The criminal Balding wanted to capture had stolen all the angst left in an aging punk drummer. Right before the trial the drummer moved back to Ohio to start a new life. The criminal was freed.
Those are not two separate quotes, just one continuous flow. Don’t even get me started on the wonderfully incoherent sentences that form the UI links! The whole thing makes very little sense, but in the most appealing way possible. By the end, the detective has been engaged by the corpdrone for reasons, and ‘ravens’ have been established as somehow being a connective thread. All of this, as the title suggests, will be worked in a future episode. Yeah, it doesn’t end at all, it just stops. McFly-y-y? It’s a Prologue McFly!
Ordinarily this lack of meaningful choice, lack of clear characterization, lack of narrative throughline or plot and certainly lack of closure would infuriate me. Or disappoint me. Or repel me. But here, the language, the flights of fancy are just SO enjoyable I kinda don’t care about any of that. It was a terrific ride for its short duration. I have only the vaguest of ideas what I just experienced, but am damn sure I will engage the next episode. Yeah, this scattered focus probably can’t sustain an extended multi-chapter mystery. There are signs the threads COULD come together though, and that’s good enough for me. Viva la bizarre!
Played: 9/5/24
Playtime: 10min, 2 playthroughs, likely 100% of text
Artistic/Technical ratings: Sparks of Joy/seamless
Would Play Again?: No, but followon has my attention
Artistic scale: Bouncy, Mechanical, Sparks of Joy, Engaging, Transcendent
Technical scale: Unplayable, Intrusive, Notable (Bugginess), Mostly Seamless, Seamless
The Comp welcomes all kinds of IF, but it’s also an awkward place to enter a teaser. As the most, well, competitive of the community’s various events, it tends to be where long, polished games by seasoned authors tend to wind up, so an incomplete effort will look even slighter by way of comparison. But beyond that, the audience simply expects complete experiences: while the Comp’s been home to multi-part series, like the Earth and Sky superhero trilogy that dominated the winner’s circle in the early aughts, or the game I’m going to be reviewing next for that matter, those games had full beginnings, middles, and ends, with linkages to future installments being akin to Marvel-movie postcredit sequences. Well, I say “the audience” but I mean “me” – for all that the blurb clearly discloses that we’ve got here is “simply the prologue” to The Lost Artist, I was still disgruntled to reach the end well before I expected to, all the more so since there’s no indication of when and where the continuation might show up.

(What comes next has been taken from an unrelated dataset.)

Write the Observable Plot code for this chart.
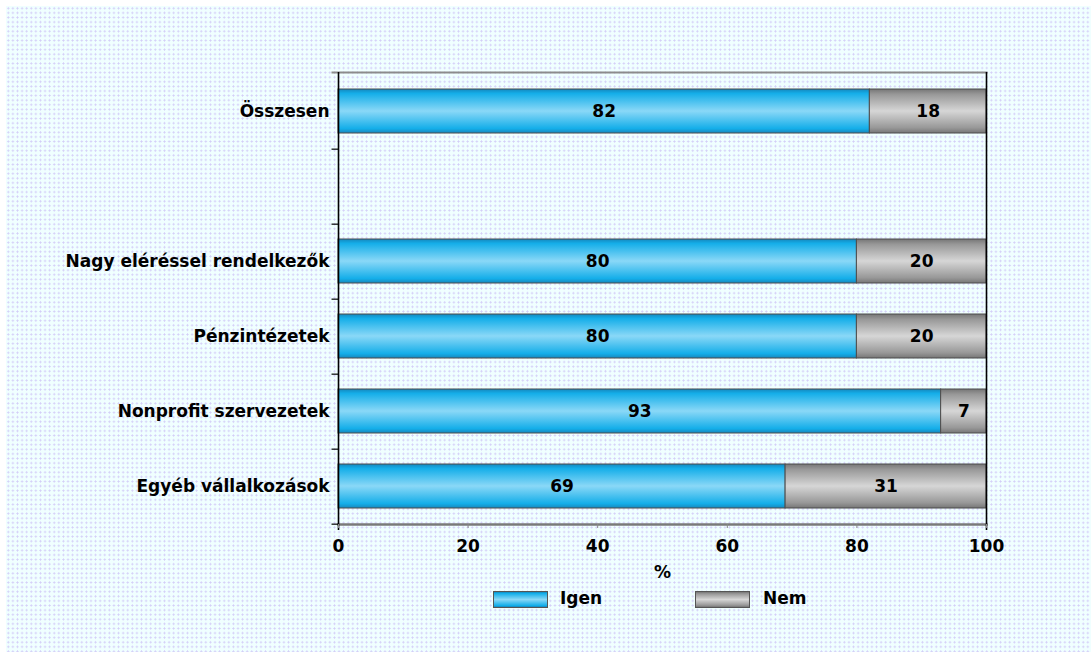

But admitting that putting a teaser in IFComp is probably not a good idea, is this prologue nonetheless an effective one? I’d have to say no. For a preview to make me excited to check out the full experience, I think it has to establish the premise and end on a moment of drama, when things are opening up and you’re left on the edge of your seat, half-imagining what might happen next but sure that there’ll be plenty of surprises beyond what you can think up. Think about the Lord of the Rings: you could cut things off after the hobbits take the Buckleberry Ferry just ahead of the Ringwraiths, say, and have a solid teaser. If that’s too much movie to give away for free, you could push back to the moment where Frodo tells Sam that he’s about to go farther from home than he’s ever been before: we don’t get the excitement of the Black Riders or the other hobbits yet, but we know what’s at stake, and that the journey’s about to begin in earnest.

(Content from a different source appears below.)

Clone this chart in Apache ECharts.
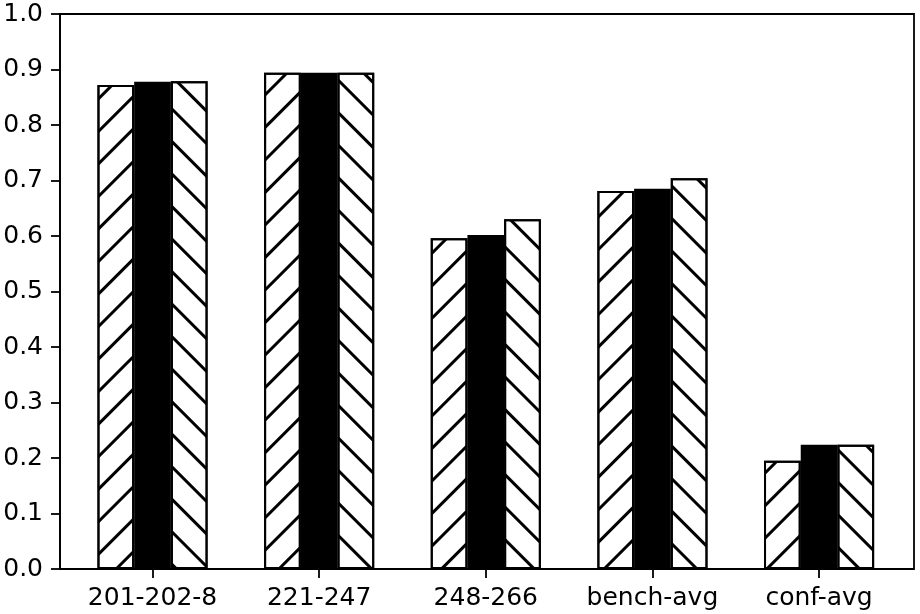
<!DOCTYPE html>
<html>
<head>
<meta charset="utf-8">
<script src="https://cdn.jsdelivr.net/npm/echarts@6/dist/echarts.min.js"></script>
<style>html,body{margin:0;padding:0;background:#fff}#c{width:920px;height:614px}</style>
</head>
<body>
<div id="c"></div>
<script>
const categories = ['201-202-8', '221-247', '248-266', 'bench-avg', 'conf-avg'];
const seriesA = [0.872, 0.894, 0.596, 0.681, 0.195];
const seriesB = [0.878, 0.894, 0.602, 0.685, 0.224];
const seriesC = [0.879, 0.894, 0.630, 0.704, 0.224];
const yTicks = [0.0, 0.1, 0.2, 0.3, 0.4, 0.5, 0.6, 0.7, 0.8, 0.9, 1.0];

const chart = echarts.init(document.getElementById('c'), null, {renderer: 'canvas'});
const font = 'DejaVu Sans';
const hatch = (rot) => ({
  symbol: 'rect',
  symbolSize: 1,
  color: '#000',
  dashArrayX: [1, 0],
  dashArrayY: [2.4, 19.6],
  rotation: rot
});
const barBase = {
  type: 'bar',
  xAxisIndex: 1,
  yAxisIndex: 1,
  barWidth: 36.7,
  barGap: '0%',
  silent: true
};
chart.setOption({
  animation: false,
  backgroundColor: '#fff',
  grid: [
    {left: 60, right: 6, top: 14, bottom: 45, show: true, borderColor: '#000', borderWidth: 1.8, backgroundColor: 'transparent'},
    {left: 69.2, right: 17.6, top: 14, bottom: 45}
  ],
  xAxis: [
    {type: 'value', gridIndex: 0, min: 0, max: 1, show: false},
    {type: 'category', gridIndex: 1, data: categories,
     axisLine: {show: false},
     axisTick: {show: true, interval: 0, alignWithLabel: true, length: 9, lineStyle: {color: '#000', width: 1.8}},
     axisLabel: {color: '#000', fontFamily: font, fontSize: 25, margin: 17, interval: 0, hideOverlap: false},
     splitLine: {show: false}}
  ],
  yAxis: [
    {type: 'value', gridIndex: 0, min: 0, max: 1, interval: 0.1,
     axisLine: {show: true, lineStyle: {color: '#000', width: 1.8}},
     axisTick: {show: true, length: 9, lineStyle: {color: '#000', width: 1.8}},
     axisLabel: {color: '#000', fontFamily: font, fontSize: 25, margin: 17,
       formatter: (v) => { const t = yTicks.find(x => Math.abs(x - v) < 1e-6); return (t !== undefined ? t : v).toFixed(1); }},
     splitLine: {show: false}},
    {type: 'value', gridIndex: 1, min: 0, max: 1, show: false}
  ],
  series: [
    Object.assign({}, barBase, {name: 'A', data: seriesA,
      itemStyle: {color: '#fff', borderColor: '#000', borderWidth: 2, decal: hatch(-Math.PI / 4)}}),
    Object.assign({}, barBase, {name: 'B', data: seriesB,
      itemStyle: {color: '#000', borderColor: '#000', borderWidth: 2}}),
    Object.assign({}, barBase, {name: 'C', data: seriesC,
      itemStyle: {color: '#fff', borderColor: '#000', borderWidth: 2, decal: hatch(Math.PI / 4)}})
  ]
});
</script>
</body>
</html>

The Lost Artist: Prologue, by way of contrast, basically decides to cut off just as Bilbo slips the ring on at his party, and excises the opening historical flashback besides: we have a disconnected set of characters who’ve barely interacted with each other, some kind of inciting incident that seems like it’s going somewhere, but no real idea of the shape of the story, what the themes or conflicts to come will be, and little reason to care about anything we’ve just seen. Here, instead of hobbits we’ve got a pair of bird-sanctuary-keepers turned bank robbers, an artist trapped against her will and losing her creativity, and the world’s most generic detective; instead of the dark lord Sauron we’ve got an ominous megacorporation with decidedly odd ideas about profitability (we’re told that at least one part of their business is making corporate logos, and they “[save] money by making up a new logo every time”, which seems like the opposite of how it should work?), and instead of magic rings we’ve got low-context invocations of time travel and a mystical raven. Possibly there are rules and thematic linkages that unify all of this, but the vibe is that anything could happen, and not necessarily in a good way:
Balding picks up the envelope but notices that his name is misspelled.
“Damn.” The Detective whimpers to himself, looking off to somewhere else.
The letters of his name are floating in the center of his view. The letters continuously disassemble and reassemble into hallucinated shapes.
He gets all weird about that.
Better to find something else to focus on.
Hey! What’s over there?
Let’s just say that the word “huh?” recurs a lot in my notes.
There are one or two possibly-intriguing images here – I liked the bit where the captive artist, who’s stuck working on the aforementioned logos, has a moment of clarity after she clumsily spills maté tea powder on one of her doodles and is arrested by the “depth and texture” it lends to her work – and just at the end, it indicates that the detective is being brought in to investigate something to do with the artist’s predicament. But there’s just not enough here to make me care about what happens next, even without the wacky tone, barely-there characters, and underexplained worldbuilding. It could be that after another act or two, the Lost Artist brings its disparate parts together, establishes compelling themes, and creates an engaging narrative – or it could be that it doesn’t. But either way, this prologue doesn’t allow the player to give it a fair shake.